If You Want To Be Attractive, Just Be Nice, Study Says
The stereotypical "mean girl" may have been the most attractive person at your high school, but according to a new paper in Personality and Individual Differences, that effect doesn't carry over to the rest of life. Researchers in China found that a warm personality is one of the most important factors in perceived beauty. So, just be a good person if you want people to find you attractive!
Researchers divided 120 students at a Chinese university into three groups, and asked each to rate 60 female faces on attractiveness. The resulting scores were roughly the same across all three groups.
After two weeks, researchers showed asked the groups to rate the same faces again, but this time each group received different personality descriptors along with the images: one group saw positive traits (like "friendly" and "trustworthy"), one saw negative qualities (like "dishonest" and "mean"), and the third received no personality descriptors.

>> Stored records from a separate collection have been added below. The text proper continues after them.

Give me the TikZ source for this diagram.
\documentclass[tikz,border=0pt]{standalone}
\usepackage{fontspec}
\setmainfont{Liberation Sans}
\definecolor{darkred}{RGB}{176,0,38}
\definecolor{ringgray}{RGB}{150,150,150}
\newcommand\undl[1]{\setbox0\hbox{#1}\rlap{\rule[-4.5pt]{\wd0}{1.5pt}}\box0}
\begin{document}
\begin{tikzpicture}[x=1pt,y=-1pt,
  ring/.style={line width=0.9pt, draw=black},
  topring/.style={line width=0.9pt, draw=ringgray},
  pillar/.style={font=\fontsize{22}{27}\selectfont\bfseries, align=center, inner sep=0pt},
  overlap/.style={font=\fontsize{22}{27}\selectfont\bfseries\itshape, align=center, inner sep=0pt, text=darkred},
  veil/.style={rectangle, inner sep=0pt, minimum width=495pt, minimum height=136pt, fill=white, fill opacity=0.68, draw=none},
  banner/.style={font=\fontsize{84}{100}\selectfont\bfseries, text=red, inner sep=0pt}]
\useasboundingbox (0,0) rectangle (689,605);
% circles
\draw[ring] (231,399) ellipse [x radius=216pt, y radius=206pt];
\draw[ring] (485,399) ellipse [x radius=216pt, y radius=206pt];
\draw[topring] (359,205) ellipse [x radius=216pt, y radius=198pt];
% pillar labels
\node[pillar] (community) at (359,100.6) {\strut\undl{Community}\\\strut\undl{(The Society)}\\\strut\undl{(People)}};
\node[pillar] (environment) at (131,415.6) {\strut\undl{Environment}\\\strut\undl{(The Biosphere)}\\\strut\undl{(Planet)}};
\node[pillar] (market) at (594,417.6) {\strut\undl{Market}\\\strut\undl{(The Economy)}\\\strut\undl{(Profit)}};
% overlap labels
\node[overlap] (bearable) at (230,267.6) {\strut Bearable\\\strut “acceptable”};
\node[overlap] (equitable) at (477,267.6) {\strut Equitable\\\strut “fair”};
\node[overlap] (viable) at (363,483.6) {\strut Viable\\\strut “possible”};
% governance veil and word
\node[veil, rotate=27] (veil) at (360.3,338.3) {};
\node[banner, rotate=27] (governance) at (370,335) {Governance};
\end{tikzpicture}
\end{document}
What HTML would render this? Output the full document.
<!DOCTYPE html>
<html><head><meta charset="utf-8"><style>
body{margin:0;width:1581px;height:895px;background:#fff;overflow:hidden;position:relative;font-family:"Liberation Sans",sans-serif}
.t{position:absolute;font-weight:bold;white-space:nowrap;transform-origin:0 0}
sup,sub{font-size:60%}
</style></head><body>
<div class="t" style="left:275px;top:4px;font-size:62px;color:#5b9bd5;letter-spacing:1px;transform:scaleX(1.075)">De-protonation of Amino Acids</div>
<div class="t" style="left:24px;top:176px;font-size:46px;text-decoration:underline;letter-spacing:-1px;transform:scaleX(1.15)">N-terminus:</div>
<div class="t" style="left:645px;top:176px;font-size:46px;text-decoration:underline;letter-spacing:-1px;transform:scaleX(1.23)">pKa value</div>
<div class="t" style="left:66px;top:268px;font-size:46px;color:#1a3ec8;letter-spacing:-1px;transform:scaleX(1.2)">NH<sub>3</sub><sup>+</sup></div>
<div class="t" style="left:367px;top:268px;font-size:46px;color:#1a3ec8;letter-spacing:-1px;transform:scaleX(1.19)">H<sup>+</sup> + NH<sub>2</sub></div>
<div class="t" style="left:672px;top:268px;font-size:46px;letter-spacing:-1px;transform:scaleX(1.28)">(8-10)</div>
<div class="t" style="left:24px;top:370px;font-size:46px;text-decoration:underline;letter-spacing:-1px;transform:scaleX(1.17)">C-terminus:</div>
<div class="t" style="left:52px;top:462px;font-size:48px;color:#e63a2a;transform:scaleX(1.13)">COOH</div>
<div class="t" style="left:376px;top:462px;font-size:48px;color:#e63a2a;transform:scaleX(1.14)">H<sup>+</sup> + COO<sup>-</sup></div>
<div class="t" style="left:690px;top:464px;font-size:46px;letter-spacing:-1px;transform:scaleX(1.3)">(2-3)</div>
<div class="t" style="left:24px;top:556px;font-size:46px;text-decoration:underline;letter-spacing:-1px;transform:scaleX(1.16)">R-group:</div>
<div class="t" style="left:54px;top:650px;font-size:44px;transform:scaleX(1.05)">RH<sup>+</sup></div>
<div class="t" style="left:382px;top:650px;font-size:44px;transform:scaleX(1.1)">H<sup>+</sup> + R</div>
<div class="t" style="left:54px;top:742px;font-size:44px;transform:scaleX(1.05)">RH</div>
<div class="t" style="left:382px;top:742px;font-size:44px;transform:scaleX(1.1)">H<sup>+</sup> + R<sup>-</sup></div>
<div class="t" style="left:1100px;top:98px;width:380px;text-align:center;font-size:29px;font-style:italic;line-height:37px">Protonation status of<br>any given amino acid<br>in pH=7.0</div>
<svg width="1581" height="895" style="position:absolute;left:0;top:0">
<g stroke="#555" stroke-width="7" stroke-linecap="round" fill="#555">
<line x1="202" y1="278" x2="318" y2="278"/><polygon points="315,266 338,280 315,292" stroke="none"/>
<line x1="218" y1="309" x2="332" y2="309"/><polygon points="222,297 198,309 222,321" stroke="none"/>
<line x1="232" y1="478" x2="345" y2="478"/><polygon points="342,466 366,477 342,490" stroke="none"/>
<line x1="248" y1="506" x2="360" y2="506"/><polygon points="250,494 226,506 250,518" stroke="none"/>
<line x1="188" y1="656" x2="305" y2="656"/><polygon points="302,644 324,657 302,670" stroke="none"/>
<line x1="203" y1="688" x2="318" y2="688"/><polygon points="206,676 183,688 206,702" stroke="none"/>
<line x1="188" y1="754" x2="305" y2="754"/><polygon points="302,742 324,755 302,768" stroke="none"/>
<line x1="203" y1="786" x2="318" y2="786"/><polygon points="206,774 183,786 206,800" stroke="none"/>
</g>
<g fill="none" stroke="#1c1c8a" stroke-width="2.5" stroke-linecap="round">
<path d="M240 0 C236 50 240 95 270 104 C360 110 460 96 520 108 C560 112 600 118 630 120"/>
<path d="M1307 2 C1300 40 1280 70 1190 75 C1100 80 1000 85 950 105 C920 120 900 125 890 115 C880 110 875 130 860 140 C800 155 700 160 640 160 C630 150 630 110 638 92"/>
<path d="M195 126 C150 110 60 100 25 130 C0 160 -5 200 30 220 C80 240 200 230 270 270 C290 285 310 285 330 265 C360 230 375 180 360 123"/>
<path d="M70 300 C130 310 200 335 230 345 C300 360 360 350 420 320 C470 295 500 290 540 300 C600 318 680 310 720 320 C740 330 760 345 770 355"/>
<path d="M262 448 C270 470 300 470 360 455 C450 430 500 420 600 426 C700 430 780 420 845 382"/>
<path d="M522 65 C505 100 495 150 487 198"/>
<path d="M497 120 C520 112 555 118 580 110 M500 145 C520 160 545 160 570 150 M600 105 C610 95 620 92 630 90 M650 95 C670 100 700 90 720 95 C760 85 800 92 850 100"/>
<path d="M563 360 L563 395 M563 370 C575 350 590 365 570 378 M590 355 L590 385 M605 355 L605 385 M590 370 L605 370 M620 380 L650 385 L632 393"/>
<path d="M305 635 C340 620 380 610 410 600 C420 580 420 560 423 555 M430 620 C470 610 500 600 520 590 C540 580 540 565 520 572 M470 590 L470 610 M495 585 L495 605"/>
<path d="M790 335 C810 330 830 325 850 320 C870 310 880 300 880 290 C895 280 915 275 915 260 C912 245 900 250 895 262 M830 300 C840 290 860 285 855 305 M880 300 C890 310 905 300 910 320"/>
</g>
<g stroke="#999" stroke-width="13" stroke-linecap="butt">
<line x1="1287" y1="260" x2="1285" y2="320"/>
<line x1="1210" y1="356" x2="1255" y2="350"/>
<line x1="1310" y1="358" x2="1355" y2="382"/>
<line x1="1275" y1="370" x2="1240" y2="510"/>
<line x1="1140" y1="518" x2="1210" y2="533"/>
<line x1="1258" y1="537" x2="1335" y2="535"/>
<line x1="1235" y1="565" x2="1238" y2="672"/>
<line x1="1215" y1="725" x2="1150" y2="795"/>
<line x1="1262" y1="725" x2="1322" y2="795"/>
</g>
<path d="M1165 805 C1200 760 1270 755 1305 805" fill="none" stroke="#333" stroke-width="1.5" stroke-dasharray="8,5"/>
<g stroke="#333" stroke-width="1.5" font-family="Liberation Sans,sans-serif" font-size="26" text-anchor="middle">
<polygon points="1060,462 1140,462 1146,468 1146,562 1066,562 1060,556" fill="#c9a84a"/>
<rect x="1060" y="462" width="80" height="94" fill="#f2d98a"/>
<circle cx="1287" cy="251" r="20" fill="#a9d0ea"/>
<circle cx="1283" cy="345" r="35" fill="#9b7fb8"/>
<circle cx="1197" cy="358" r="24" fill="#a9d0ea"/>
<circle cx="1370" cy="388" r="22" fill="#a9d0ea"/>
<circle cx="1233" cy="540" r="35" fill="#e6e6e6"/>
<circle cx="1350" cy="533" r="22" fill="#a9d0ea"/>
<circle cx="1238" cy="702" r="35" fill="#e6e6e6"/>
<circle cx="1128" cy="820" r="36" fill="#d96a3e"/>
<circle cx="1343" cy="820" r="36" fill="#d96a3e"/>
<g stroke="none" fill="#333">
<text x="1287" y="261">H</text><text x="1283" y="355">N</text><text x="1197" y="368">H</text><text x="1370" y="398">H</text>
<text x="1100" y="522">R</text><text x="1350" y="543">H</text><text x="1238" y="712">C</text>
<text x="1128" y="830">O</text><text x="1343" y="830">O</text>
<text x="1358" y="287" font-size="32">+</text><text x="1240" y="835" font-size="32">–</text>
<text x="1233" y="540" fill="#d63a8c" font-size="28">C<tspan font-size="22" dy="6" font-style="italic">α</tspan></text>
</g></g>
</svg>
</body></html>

This time, the group that saw positive personality descriptors gave the highest attractiveness ratings to the photos, while the group with negative personality descriptors rated the photos less attractive than both the positive group and the control group did. In short, the students who were told they were looking at nice people thought they were more attractive than did the other students who thought they were looking at bad people.
Yan Zhang of Huazhong University in China, the lead author of the study, wrote:
We find that "what is good is beautiful," with personality reflecting desired traits as facial attractiveness. This phenomenon can also be called the "halo effect." We can thus presume that personality traits may contribute to judging facial attractiveness and that the personality traits desired in a person are reflected in facial preference.